There is no way to really perform partial fraction decomposition here; however, we may integrate using the following substitution:

$u = x + 1$
$x = u - 1$
$\mathrm{du} = \mathrm{dx}$

$\int \frac{u - 1 + 4}{{u}^{2} + 4} \mathrm{dx} = \int \frac{u + 3}{{u}^{2} + 4} \mathrm{du}$

We may split this up as follows:

$\int \frac{u}{{u}^{2} + 4} \mathrm{du} + 3 \int \frac{\mathrm{du}}{{u}^{2} + 4}$

$\int \frac{u}{{u}^{2} + 4} \mathrm{du} = \frac{1}{2} \ln \left({u}^{2} + 4\right)$ -- this can be solved with a mental substitution, as the differential of ${u}^{2} + 4$ shows up in the numerator with a bit of simplification. We do not attach absolute value bars as ${u}^{2} + 4$ is always positive.

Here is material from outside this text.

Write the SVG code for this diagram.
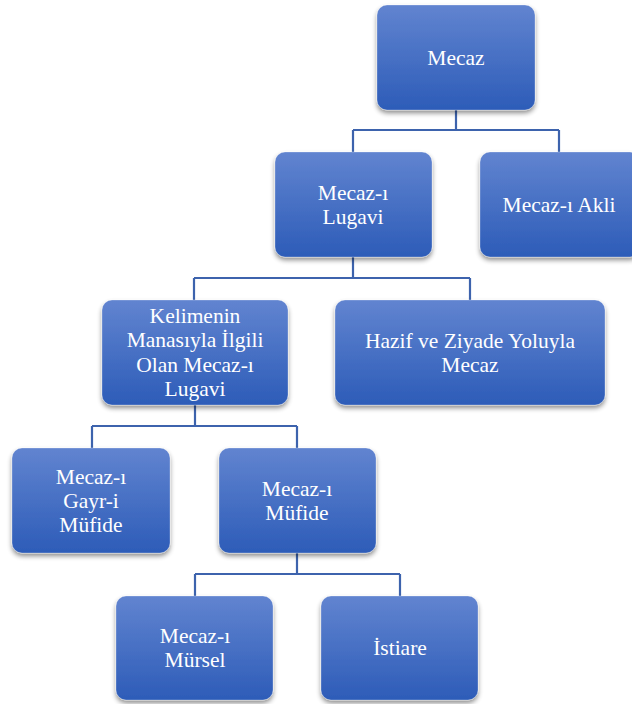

$3 \int \frac{\mathrm{du}}{{u}^{2} + 4} = \frac{3}{2} \arctan \left(\frac{u}{2}\right)$.

This comes from the common integral, $\int \frac{\mathrm{dx}}{{x}^{2} + {a}^{2}} = \frac{1}{a} \arctan \left(\frac{x}{a}\right)$. For our case, $a = \sqrt{4} = 2$.

Thus, rewriting in terms of $x$ and simplifying the logarithm, we see

$\int \frac{x + 4}{{\left(x + 1\right)}^{2} + 4} \mathrm{dx} = \ln \sqrt{{\left(x + 1\right)}^{2} + 4} + \frac{3}{2} \arctan \left(\frac{x + 1}{2}\right) + C$